De esos asuntos hablaba en privado el periodista y locutor Libardo Montenegro, y en su Café al Día o en La Rocola, dejaba asomar sus críticas a quienes habían llegado a oscurecerlo todo con el negocio de la droga. También lo mataron el 11 de junio de 2019 y su muerte pasó inadvertida. Escasamente la Fundación para la Libertad de Prensa (Flip), documentó el hecho y sumó una advertencia más sobre Samaniego. De la misma índole de las exteriorizadas por la Defensoría del Pueblo.

Ahora fueron ocho muchachos, excompañeros de colegio, entre los 17 y los 25 años, cuya falta fue acudir a una fiesta en cuarentena. Óscar Andrés Obando, Laura Michel, Campo Elías Benavides, Daniel Vargas, Byron Patiño, Rubén Darío Ibarra, Juan Sebastián Quintero y Brayan Alexis Guarán, son sus nombres. Hijos o amigos de Samaniego, cuya población sabe que ahora habrá presencia militar y que se prometerán las investigaciones exhaustivas, pero ya conoce su ruta.

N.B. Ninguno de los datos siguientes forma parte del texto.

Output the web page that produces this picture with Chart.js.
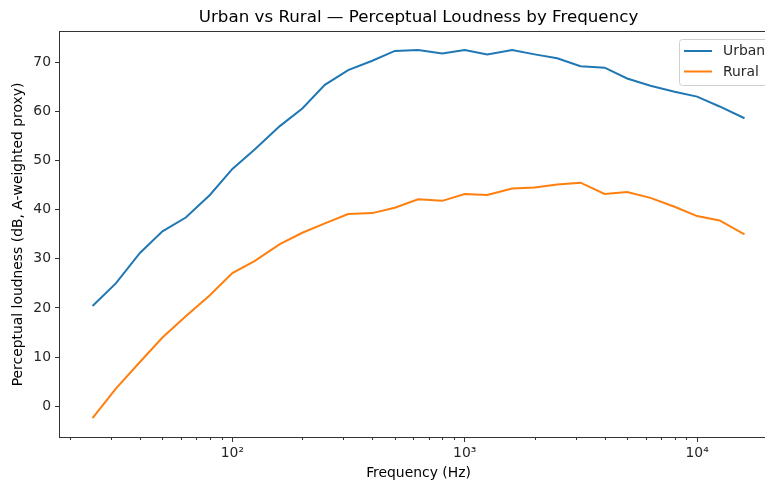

Samaniego, territorio de paz y de soluciones desde la civilidad y el diálogo, replicadas a una región y a un departamento que ya se merecen emprender un nuevo destino. No el gravoso registro como el municipio con más alta tasa de homicidios del país, como aparece en los últimos meses, sino el de una comunidad unida que se niega a que sus montañas, quebradas o calles sean el escondrijo de los asesinos sueltos. De los que mataron a ocho jóvenes, ajenos a su barbarie y a su negocio.